• Requirements: The lines below are to be quoted exactly, from the first through the one that contains "import numpy as np".

• Items:
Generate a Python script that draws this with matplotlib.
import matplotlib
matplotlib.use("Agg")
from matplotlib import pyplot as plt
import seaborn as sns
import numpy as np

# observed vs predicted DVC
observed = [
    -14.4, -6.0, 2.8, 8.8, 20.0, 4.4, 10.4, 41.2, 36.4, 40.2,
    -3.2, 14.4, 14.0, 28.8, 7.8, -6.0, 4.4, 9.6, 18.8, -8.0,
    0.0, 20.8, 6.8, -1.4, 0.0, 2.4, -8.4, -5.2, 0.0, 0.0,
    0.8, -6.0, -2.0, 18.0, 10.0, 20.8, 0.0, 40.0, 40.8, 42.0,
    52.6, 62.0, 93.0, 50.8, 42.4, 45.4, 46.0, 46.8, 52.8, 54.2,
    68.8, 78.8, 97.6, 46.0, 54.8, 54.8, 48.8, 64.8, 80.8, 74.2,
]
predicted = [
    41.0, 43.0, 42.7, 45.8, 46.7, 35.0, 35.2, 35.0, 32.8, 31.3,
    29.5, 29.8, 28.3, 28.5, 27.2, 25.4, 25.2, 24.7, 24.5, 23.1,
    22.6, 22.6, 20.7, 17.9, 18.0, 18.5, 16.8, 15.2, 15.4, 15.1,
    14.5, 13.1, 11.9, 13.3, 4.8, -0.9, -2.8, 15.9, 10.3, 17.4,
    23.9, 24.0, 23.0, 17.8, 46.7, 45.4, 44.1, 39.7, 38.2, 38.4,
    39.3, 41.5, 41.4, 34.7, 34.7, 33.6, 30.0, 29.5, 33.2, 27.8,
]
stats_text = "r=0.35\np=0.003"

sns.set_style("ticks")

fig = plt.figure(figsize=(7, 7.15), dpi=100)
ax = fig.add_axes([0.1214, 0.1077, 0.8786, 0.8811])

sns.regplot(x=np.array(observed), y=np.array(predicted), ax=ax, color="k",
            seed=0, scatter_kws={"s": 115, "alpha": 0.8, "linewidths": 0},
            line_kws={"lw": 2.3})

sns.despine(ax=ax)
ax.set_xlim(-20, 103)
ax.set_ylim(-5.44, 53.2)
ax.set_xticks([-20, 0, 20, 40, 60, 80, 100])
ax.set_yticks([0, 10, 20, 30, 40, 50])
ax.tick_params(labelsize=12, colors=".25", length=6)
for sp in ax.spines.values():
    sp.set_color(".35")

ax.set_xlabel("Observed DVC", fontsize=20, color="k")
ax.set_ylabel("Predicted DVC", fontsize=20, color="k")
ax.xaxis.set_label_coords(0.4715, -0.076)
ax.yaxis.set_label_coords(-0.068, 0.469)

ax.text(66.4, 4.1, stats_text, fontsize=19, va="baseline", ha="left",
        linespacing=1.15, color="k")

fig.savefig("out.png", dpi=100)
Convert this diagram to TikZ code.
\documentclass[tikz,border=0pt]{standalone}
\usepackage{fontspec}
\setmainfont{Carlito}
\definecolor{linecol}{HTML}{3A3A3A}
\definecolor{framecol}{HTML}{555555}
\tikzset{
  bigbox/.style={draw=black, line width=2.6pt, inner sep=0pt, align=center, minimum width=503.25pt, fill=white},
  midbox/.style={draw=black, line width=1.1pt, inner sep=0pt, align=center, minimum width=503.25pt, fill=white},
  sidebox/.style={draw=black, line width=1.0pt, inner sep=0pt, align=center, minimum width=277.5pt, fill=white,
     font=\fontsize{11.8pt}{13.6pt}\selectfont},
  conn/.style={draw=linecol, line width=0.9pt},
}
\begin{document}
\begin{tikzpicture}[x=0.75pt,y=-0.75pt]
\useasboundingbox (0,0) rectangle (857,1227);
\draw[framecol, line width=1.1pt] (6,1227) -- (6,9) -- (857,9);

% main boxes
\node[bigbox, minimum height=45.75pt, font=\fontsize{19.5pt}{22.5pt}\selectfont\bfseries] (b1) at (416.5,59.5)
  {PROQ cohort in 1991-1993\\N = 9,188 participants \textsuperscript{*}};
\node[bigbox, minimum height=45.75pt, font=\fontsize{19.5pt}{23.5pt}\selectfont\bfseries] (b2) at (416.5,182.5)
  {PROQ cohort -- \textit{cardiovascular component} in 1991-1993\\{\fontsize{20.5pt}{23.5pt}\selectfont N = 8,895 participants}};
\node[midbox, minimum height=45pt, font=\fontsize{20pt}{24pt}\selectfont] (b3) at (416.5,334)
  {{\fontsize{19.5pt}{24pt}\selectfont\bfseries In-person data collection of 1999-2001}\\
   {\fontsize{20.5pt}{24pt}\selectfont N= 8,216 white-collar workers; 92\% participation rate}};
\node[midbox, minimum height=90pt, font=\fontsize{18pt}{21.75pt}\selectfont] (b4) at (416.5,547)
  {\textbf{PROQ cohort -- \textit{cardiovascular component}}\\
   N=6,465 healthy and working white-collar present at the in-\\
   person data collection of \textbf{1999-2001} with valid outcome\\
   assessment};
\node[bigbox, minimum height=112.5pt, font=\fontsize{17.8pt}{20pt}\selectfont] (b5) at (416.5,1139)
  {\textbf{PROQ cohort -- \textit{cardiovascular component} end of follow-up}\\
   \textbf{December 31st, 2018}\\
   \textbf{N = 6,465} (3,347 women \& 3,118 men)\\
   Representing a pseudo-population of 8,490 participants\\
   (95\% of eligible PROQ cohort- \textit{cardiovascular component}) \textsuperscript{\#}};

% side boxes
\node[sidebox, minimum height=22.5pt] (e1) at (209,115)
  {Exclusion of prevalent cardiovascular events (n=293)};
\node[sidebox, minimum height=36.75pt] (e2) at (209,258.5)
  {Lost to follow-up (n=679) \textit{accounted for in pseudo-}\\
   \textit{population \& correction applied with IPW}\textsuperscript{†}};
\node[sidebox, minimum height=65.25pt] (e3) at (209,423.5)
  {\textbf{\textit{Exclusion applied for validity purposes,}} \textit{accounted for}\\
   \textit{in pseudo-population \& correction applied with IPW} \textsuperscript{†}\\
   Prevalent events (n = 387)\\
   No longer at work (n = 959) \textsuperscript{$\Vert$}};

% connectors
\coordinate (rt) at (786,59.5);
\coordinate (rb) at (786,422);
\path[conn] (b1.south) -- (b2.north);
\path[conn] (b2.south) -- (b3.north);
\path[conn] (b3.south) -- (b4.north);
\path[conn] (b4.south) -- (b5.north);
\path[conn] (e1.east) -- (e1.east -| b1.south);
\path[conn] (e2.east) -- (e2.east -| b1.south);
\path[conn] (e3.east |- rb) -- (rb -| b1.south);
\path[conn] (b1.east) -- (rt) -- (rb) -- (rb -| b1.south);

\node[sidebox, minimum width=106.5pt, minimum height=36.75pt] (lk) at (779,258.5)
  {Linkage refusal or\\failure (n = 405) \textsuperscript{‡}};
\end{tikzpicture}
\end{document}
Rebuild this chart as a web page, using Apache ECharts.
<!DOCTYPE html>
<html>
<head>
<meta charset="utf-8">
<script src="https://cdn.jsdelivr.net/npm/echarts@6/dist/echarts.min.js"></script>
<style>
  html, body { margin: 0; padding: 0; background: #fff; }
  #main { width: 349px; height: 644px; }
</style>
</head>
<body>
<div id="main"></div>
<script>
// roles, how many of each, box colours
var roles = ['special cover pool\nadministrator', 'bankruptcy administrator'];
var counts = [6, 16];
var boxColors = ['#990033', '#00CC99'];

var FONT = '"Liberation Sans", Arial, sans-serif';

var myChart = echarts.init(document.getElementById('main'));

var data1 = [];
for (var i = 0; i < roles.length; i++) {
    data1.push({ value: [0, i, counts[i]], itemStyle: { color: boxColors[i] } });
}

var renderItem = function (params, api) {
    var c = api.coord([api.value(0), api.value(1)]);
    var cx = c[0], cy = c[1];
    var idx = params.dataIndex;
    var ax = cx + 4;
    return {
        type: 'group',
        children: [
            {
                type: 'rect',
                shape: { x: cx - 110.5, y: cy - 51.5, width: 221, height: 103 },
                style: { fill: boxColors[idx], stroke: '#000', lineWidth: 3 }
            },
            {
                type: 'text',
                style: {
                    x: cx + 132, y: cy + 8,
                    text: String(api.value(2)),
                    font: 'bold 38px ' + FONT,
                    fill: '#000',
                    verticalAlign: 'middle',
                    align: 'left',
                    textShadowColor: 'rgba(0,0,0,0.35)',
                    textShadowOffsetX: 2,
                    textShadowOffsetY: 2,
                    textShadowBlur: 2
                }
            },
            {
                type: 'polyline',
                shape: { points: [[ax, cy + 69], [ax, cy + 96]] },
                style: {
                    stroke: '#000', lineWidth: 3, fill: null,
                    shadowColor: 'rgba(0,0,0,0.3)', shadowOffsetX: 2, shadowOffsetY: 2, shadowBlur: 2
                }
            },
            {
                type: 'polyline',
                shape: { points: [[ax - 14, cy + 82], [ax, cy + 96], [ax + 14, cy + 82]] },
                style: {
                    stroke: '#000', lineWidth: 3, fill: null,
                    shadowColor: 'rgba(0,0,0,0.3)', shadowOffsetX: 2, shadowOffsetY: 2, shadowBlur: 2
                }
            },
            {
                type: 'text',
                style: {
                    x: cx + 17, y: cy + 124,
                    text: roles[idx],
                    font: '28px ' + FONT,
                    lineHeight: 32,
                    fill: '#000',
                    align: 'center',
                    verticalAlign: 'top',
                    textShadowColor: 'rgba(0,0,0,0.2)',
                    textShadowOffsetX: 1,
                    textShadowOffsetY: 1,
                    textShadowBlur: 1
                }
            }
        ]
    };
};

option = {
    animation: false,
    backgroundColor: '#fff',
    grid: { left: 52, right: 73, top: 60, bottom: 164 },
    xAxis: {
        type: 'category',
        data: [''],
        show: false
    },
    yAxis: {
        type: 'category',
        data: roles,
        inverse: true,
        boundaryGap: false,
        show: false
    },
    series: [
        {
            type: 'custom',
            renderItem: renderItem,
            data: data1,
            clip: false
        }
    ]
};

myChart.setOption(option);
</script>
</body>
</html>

• Output of the exercise:
Generate a Python script that draws this with matplotlib.
import matplotlib
matplotlib.use("Agg")
from matplotlib import pyplot as plt
import seaborn as sns
import numpy as np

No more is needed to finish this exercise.